Il quinto nome: RAGIONE

In principio era il Logos, ed il Logos era presso Dio, ed il Logos era Dio

 

La conoscenza umana è formata da due distinti tipi di nozioni: quelle derivate dall’esperienza sensibile e quelle che si presentano alla nostra mente come verità certe di per se stesse.

Possiamo imparare dall’esperienza che le foglie sono verdi, ma apprendiamo in noi stessi che due più due fa quattro, così come ogni altra espressione logica, matematica o geometrica.

Conoscenze matematiche, geometriche e logiche sono dette Verità di Ragione, proprio perché si presentano vere alla nostra Ragione di per se stesse, in contrapposizione alle Verità di Fatto, derivate dall’esperienza.

Esse non sono quindi prodotte in noi dal mondo esterno, ma neppure dalla ragione stessa: la loro universalità e la loro validità al di fuori dal tempo mostrano che non possono derivare da qualche cosa che per natura è singolare e mutevole come i frutti del cervello umano e neppure dell’umana ragione.

 

Il mistero della capacità della mente di apprendere e riconoscere come vere le asserzioni matematiche e geometriche, anche e soprattutto nelle forme più complesse, induce Platone a teorizzare che queste conoscenze, come le altre di natura superiore e spirituale,  siano frutto di un contatto della ragione umana con la sfera del divino (Menone, Fedro).

Il mito della biga alata che sale all’Iperuranio e vede lì le realtà divine gli serve a introdurre la teoria della reminescenza: l’anima umana ricorda e riconosce ciò che ha appreso prima della sua incarnazione.

Hegel sostiene che anche quest’ultimo concetto (la reminescenza) è mitologico, e che il pensiero di Platone indica puramente l’origine divina e spirituale della conoscenza e della ragione.

L’Iperuranio, il luogo sopraceleste, nessuno dei poeti di quaggiù lo cantò mai, né mai lo canterà in modo degno. La cosa sta in questo modo, perché bisogna avere realmente il coraggio di dire il vero, specialmente se si parla della verità. L’essere che realmente è, senza colore, privo di figura e non visibile, e che può essere contemplato solo dalla guida dell’anima, ossia dall’intelletto, e intorno a cui verte la conoscenza vera, occupa  tale luogo.
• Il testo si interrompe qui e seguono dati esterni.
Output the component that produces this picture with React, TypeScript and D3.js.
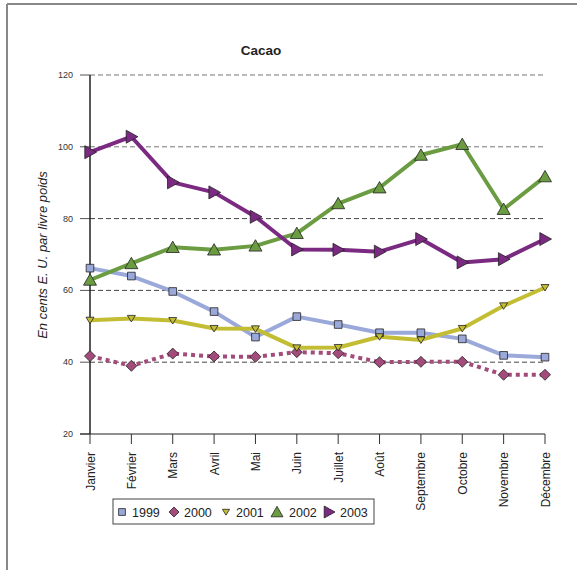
import React from "react";
import * as d3 from "d3";

const months = ["Janvier", "Février", "Mars", "Avril", "Mai", "Juin", "Juillet", "Août", "Septembre", "Octobre", "Novembre", "Décembre"];
const yTicks = [20, 40, 60, 80, 100, 120];
const gridValues = [40, 60, 80, 100, 120];

const v1999 = [66.2, 64.0, 59.7, 54.1, 47.0, 52.7, 50.5, 48.2, 48.2, 46.5, 41.9, 41.4];
const v2000 = [41.7, 39.0, 42.4, 41.6, 41.5, 42.8, 42.5, 40.0, 40.1, 40.1, 36.5, 36.5];
const v2001 = [51.7, 52.2, 51.6, 49.4, 49.3, 44.0, 44.1, 47.1, 46.2, 49.4, 55.7, 60.8];
const v2002 = [62.9, 67.5, 72.0, 71.3, 72.4, 75.9, 84.2, 88.6, 97.7, 100.7, 82.6, 91.7];
const v2003 = [98.5, 102.8, 90.1, 87.3, 80.5, 71.4, 71.3, 70.8, 74.3, 67.8, 68.7, 74.3];

type Series = { name: string; values: number[]; color: string; fill: string; marker: string; dotted?: boolean };

const series: Series[] = [
  { name: "1999", values: v1999, color: "#9ba9da", fill: "#9ba9da", marker: "square" },
  { name: "2000", values: v2000, color: "#a34c7c", fill: "#a34c7c", marker: "diamond", dotted: true },
  { name: "2001", values: v2001, color: "#c2bd33", fill: "#c2bd33", marker: "down" },
  { name: "2002", values: v2002, color: "#6b9c42", fill: "#6b9c42", marker: "up" },
  { name: "2003", values: v2003, color: "#7b2a82", fill: "#7b2a82", marker: "right" },
];

const x = d3.scalePoint<string>().domain(months).range([90, 545]);
const y = d3.scaleLinear().domain([20, 120]).range([434, 75]);

function markerPath(kind: string, s: number): string {
  const h = s / 2;
  switch (kind) {
    case "square":
      return `M${-h * 0.85},${-h * 0.85}H${h * 0.85}V${h * 0.85}H${-h * 0.85}Z`;
    case "diamond":
      return `M0,${-h}L${h},0L0,${h}L${-h},0Z`;
    case "down":
      return `M${-h * 0.8},${-h * 0.6}L${h * 0.8},${-h * 0.6}L0,${h * 0.7}Z`;
    case "up":
      return `M${-h},${h * 0.8}L${h},${h * 0.8}L0,${-h * 0.95}Z`;
    case "right":
      return `M${-h * 0.8},${-h}L${h},0L${-h * 0.8},${h}Z`;
    default:
      return "";
  }
}

const markerSize: Record<string, number> = { square: 9, diamond: 11, down: 10, up: 13, right: 13 };

export default function App() {
  const line = d3
    .line<number>()
    .x((_, i) => x(months[i]) as number)
    .y((d) => y(d));

  const legendItems = [
    { sym: 122, text: 132 },
    { sym: 174, text: 184 },
    { sym: 226, text: 236 },
    { sym: 277, text: 289 },
    { sym: 329, text: 340 },
  ];

  return (
    <svg width={577} height={570} style={{ position: "absolute", left: 0, top: 0 }} fontFamily="Liberation Sans, Arial, sans-serif">
      <rect x={0} y={0} width={577} height={570} fill="#fff" />
      {/* frame */}
      <line x1={7} y1={4} x2={577} y2={4} stroke="#888" strokeWidth={2} />
      <line x1={7} y1={4} x2={7} y2={570} stroke="#888" strokeWidth={2} />

      <text x={261} y={55} textAnchor="middle" fontSize={13.5} fontWeight="bold" fill="#222">Cacao</text>

      {/* gridlines */}
      {gridValues.map((v) => (
        <line key={v} x1={90} x2={545} y1={y(v)} y2={y(v)} stroke={v >= 100 ? "#777" : "#444"} strokeWidth={1} strokeDasharray="5,3" />
      ))}

      {/* y ticks */}
      {yTicks.map((v) => (
        <g key={v}>
          <line x1={80} x2={90} y1={y(v)} y2={y(v)} stroke="#555" strokeWidth={1} />
          <text x={73} y={y(v) + 3} textAnchor="end" fontSize={9} fill="#333">{v}</text>
        </g>
      ))}

      {/* axes */}
      <line x1={90} x2={90} y1={y(120)} y2={y(20)} stroke="#222" strokeWidth={1.5} />
      <line x1={80} x2={545} y1={y(20)} y2={y(20)} stroke="#222" strokeWidth={1.2} />

      {months.map((m) => (
        <g key={m}>
          <line x1={x(m)} x2={x(m)} y1={y(20)} y2={y(20) + 10} stroke="#333" strokeWidth={1} />
          <text transform={`translate(${(x(m) as number) + 4.5},452) rotate(-90)`} textAnchor="end" fontSize={12} fill="#222">{m}</text>
        </g>
      ))}

      <text transform="translate(47,255) rotate(-90)" textAnchor="middle" fontSize={13} fontStyle="italic" fill="#222">En cents E. U. par livre poids</text>

      {/* series lines */}
      {series.map((s) => (
        <path key={s.name} d={line(s.values) || ""} fill="none" stroke={s.color} strokeWidth={4}
          strokeDasharray={s.dotted ? "4,4" : undefined} strokeLinejoin="round" />
      ))}

      {/* markers */}
      {series.map((s) => (
        <g key={s.name + "m"}>
          {s.values.map((v, i) => (
            <path key={i} transform={`translate(${x(months[i])},${y(v)})`} d={markerPath(s.marker, markerSize[s.marker])}
              fill={s.fill} stroke="#222" strokeWidth={0.8} />
          ))}
        </g>
      ))}

      {/* legend */}
      <rect x={113} y={499} width={261} height={25} fill="#fff" stroke="#444" strokeWidth={1} />
      {series.map((s, i) => (
        <g key={s.name + "l"}>
          <path transform={`translate(${legendItems[i].sym},512)`} d={markerPath(s.marker, markerSize[s.marker] - 1)} fill={s.fill} stroke="#222" strokeWidth={0.8} />
          <text x={legendItems[i].text} y={516.5} fontSize={12.5} fill="#222">{s.name}</text>
        </g>
      ))}
    </svg>
  );
}
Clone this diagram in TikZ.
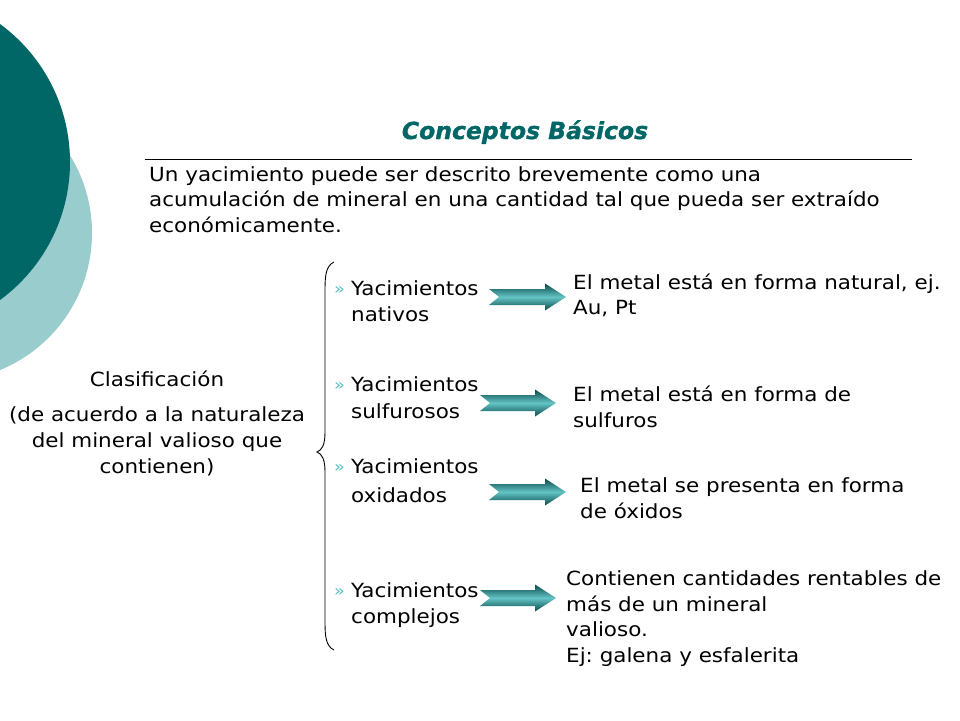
\documentclass[tikz,border=0pt]{standalone}
\usepackage{fontspec}
\setmainfont{DejaVu Sans}[FakeStretch=1.1]
\newfontfamily\titlefont{DejaVu Sans}[BoldItalicFeatures={FakeBold=1.2}]
\frenchspacing
\definecolor{tealdark}{RGB}{0,102,102}
\definecolor{teallight}{RGB}{153,204,204}
\definecolor{arrowdark}{RGB}{8,72,74}
\definecolor{arrowlight}{RGB}{100,196,196}
\definecolor{bulletc}{RGB}{90,190,200}
\tikzset{
  txt/.style={anchor=base west, inner sep=0pt, font=\fontsize{19.5}{25}\selectfont},
  ctxt/.style={anchor=base, inner sep=0pt, font=\fontsize{19.5}{25}\selectfont},
  bul/.style={anchor=base west, inner sep=0pt, text=bulletc, font=\fontsize{16}{18}\selectfont},
}
\newcommand\blockarrow[3]{% x-start, x-end, y
  \shade[top color=arrowdark, bottom color=arrowdark, middle color=arrowlight]
    (#1,#3-8) -- (#2-21,#3-8) -- (#2-21,#3-13.5) -- (#2,#3) -- (#2-21,#3+13.5)
    -- (#2-21,#3+8) -- (#1,#3+8) -- (#1+10,#3) -- cycle;}
\begin{document}
\begin{tikzpicture}[x=1pt,y=-1pt]
\useasboundingbox (0,0) rectangle (960,720);
\clip (0,0) rectangle (960,720);
% background circles
\fill[teallight] (-56,233) circle (148);
\fill[tealdark] (-101,162) circle (171);
% title
\node (title) [anchor=base, inner sep=0pt, text=tealdark, font=\titlefont\fontsize{23.5}{28}\selectfont\bfseries\itshape] at (525,139) {Conceptos Básicos};
\coordinate (rl) at (145,159);
\coordinate (rr) at (912,159);
\draw[line width=1] (rl) -- (rr);
% paragraph
\node (p1) [txt] at (149,181) {Un yacimiento puede ser descrito brevemente como una};
\node (p2) [txt] at (149,206) {acumulación de mineral en una cantidad tal que pueda ser extraído};
\node (p3) [txt] at (149,232) {económicamente.};
% classification
\node (c1) [ctxt] at (157,386) {Clasificación};
\node (c2) [ctxt] at (157,421) {(de acuerdo a la naturaleza};
\node (c3) [ctxt] at (157,447) {del mineral valioso que};
\node (c4) [ctxt] at (157,473) {contienen)};
% brace
\coordinate (bt) at (334,262);
\coordinate (bm) at (317,452);
\coordinate (bb) at (334,650);
\draw[line width=0.9] (bt) .. controls (326,266) and (325,275) .. (325,290)
  -- (325,432) .. controls (325,445) and (322,450) .. (bm)
  .. controls (322,454) and (325,459) .. (325,472)
  -- (325,622) .. controls (325,637) and (326,646) .. (bb);
% items
\node (b1) [bul] at (334,294) {»};
\node (y1a) [txt] at (351,295) {Yacimientos};
\node (y1b) [txt] at (351,321) {nativos};
\node (b2) [bul] at (334,390) {»};
\node (y2a) [txt] at (351,391) {Yacimientos};
\node (y2b) [txt] at (351,418) {sulfurosos};
\node (b3) [bul] at (334,472) {»};
\node (y3a) [txt] at (351,473) {Yacimientos};
\node (y3b) [txt] at (351,502) {oxidados};
\node (b4) [bul] at (334,596) {»};
\node (y4a) [txt] at (351,597) {Yacimientos};
\node (y4b) [txt] at (351,623) {complejos};
% arrows
\blockarrow{489}{566}{297}
\blockarrow{480}{556}{403}
\blockarrow{489}{566}{492}
\blockarrow{480}{556}{598}
% right texts
\node (r1a) [txt] at (573,289) {El metal está en forma natural, ej.};
\node (r1b) [txt] at (573,314) {Au, Pt};
\node (r2a) [txt] at (573,401) {El metal está en forma de};
\node (r2b) [txt] at (573,427) {sulfuros};
\node (r3a) [txt] at (580,492) {El metal se presenta en forma};
\node (r3b) [txt] at (580,518) {de óxidos};
\node (r4a) [txt] at (566,585) {Contienen cantidades rentables de};
\node (r4b) [txt] at (566,611) {más de un mineral};
\node (r4c) [txt] at (566,636) {valioso.};
\node (r4d) [txt] at (566,662) {Ej: galena y esfalerita};
\end{tikzpicture}
\end{document}
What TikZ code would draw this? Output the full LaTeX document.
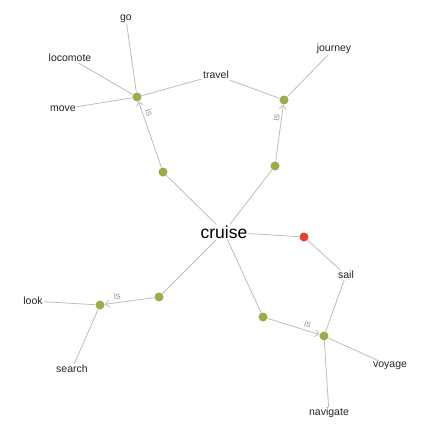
\documentclass[tikz,border=0pt]{standalone}
\usepackage{fontspec}
\setmainfont{Liberation Sans}
\usetikzlibrary{arrows.meta}
\definecolor{dotgreen}{HTML}{9AAD4C}
\definecolor{dotred}{HTML}{DD4433}
\definecolor{edgegray}{HTML}{BDBDBD}
\definecolor{isgray}{HTML}{9A9A9A}
\begin{document}
\begin{tikzpicture}[x=1pt,y=-1pt,
  gdot/.style={circle,fill=dotgreen,minimum size=9pt,inner sep=0pt},
  rdot/.style={circle,fill=dotred,minimum size=9pt,inner sep=0pt},
  word/.style={inner sep=1pt,font=\fontsize{10.5}{12}\selectfont,text=black!85},
  edge/.style={draw=edgegray,line width=0.8pt},
  isedge/.style={edge,-{Straight Barb[length=4pt,width=7pt,line width=0.8pt]}},
  islab/.style={font=\fontsize{9.5}{11}\selectfont,text=isgray,inner sep=0pt}]
\useasboundingbox (0,0) rectangle (431,439);
\fill[white] (0,0) rectangle (431,439);
% centre
\node[inner sep=1pt,font=\fontsize{17.5}{20}\selectfont,text=black] (cruise) at (224,232) {cruise};
% dots
\node[gdot] (tli) at (163,172) {};
\node[gdot] (tlh) at (137,97) {};
\node[gdot] (tri) at (275,166) {};
\node[gdot] (trh) at (284,100) {};
\node[rdot] (red) at (304,237) {};
\node[gdot] (bri) at (263,317) {};
\node[gdot] (brh) at (324,336) {};
\node[gdot] (bli) at (159,297) {};
\node[gdot] (blh) at (100,305) {};
% words
\node[word] (go) at (126,19) {go};
\node[word] (locomote) at (70,58) {locomote};
\node[word] (move) at (63,109) {move};
\node[word] (travel) at (216,75) {travel};
\node[word] (journey) at (334,49) {journey};
\node[word] (look) at (33,301) {look};
\node[word] (search) at (72,369) {search};
\node[word] (sail) at (346,275) {sail};
\node[word] (voyage) at (390,366) {voyage};
\node[word] (navigate) at (329,413) {navigate};
% edges
\draw[edge] (cruise) -- (tli);
\draw[edge] (cruise) -- (tri);
\draw[edge] (cruise) -- (red);
\draw[edge] (cruise) -- (bri);
\draw[edge] (cruise) -- (bli);
\draw[isedge] (tli) -- (tlh);
\draw[isedge] (tri) -- (trh);
\draw[isedge] (bri) -- (brh);
\draw[isedge] (bli) -- (blh);
\draw[edge] (tlh) -- (go);
\draw[edge] (tlh) -- (locomote);
\draw[edge] (tlh) -- (move);
\draw[edge] (tlh) -- (travel);
\draw[edge] (travel) -- (trh);
\draw[edge] (trh) -- (journey);
\draw[edge] (red) -- (sail);
\draw[edge] (sail) -- (brh);
\draw[edge] (brh) -- (voyage);
\draw[edge] (brh) -- (navigate);
\draw[edge] (blh) -- (look);
\draw[edge] (blh) -- (search);
% is labels
\node[islab,rotate=-71] (is1) at (149.5,113) {is};
\node[islab,rotate=82] (is2) at (276,118) {is};
\node[islab,rotate=8] (is3) at (117,296) {is};
\node[islab,rotate=-17] (is4) at (308,324) {is};
\end{tikzpicture}
\end{document}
…ogni anima cui prema di conoscere…quando vede l’essere, si allieta, e, contemplando la verità, se ne nutre e ne gode…

Platone, Fedro, 247 C.

 

Anche Agostino torna a ricercare il mistero della conoscenza umana delle verità di ragione e lo trova nel contatto privilegiato che l’anima umana ha con Dio. Dal fondo dell’anima ci proviene la verità, che noi dobbiamo cercare e scoprire in noi stessi:

Noli foras ire, in teipsum redi; in interiore homine habitat veritas; et si tuam naturam mutabilem inveneris, transcende et teipsum.                                                                    De vera religione,  39, 72.

 

In realtà, il giudizio su qualcosa che si muova in modo ordinato o per un anno o per un mese o per un’ora o per un tempo ancora più breve si esprime sulla base di una sola e sempre identica proporzione… E inoltre, poiché è in base alla legge della quadratura che si giudica quadrata una piazza o una pietra o una tavoletta o una gemma; e ancora, poiché è in base alla legge della proporzione che si giudica adeguato a loro tanto il movimento dei piedi di una formica che corre quanto quello di un elefante che cammina, chi può dubitare che tale legge, che in potenza è superiore a tutti, non è né maggiore né minore in rapporto agli intervalli di spazio e di tempo? Ma, dal momento che questa legge di tutte le arti è assolutamente immutabile, mentre la mente umana, cui è stato concesso di coglierla, è esposta alla mutabilità dell’errore, è abbastanza chiaro che tale legge, che si chiama verità, è al di sopra della nostra mente.

Né si può mettere in dubbio che la natura immutabile, che è al di sopra dell’anima razionale, sia Dio e che dove si trovano la prima vita e la prima essenza là si trova anche la prima sapienza. Questa infatti è la verità immutabile che, a buon diritto, è detta legge di tutte le arti e arte dell’artefice onnipotente.

Aurelio Agostino, De vera religione,  30-31, 57-58.

 

Esiste quindi, per Agostino, un contatto diretto dell’anima umana con Dio, attraverso il quale Egli rivela in noi i principi stessi della ragione, ovvero i principi con i quali Egli dà origine al nostro universo.

 

La Ragione, nelle forme delle Verità universali ed eterne, è perciò la quinta manifestazione sostanziale di Dio in noi, e corrisponde al Modo con il quale Egli regge la Sua Creazione.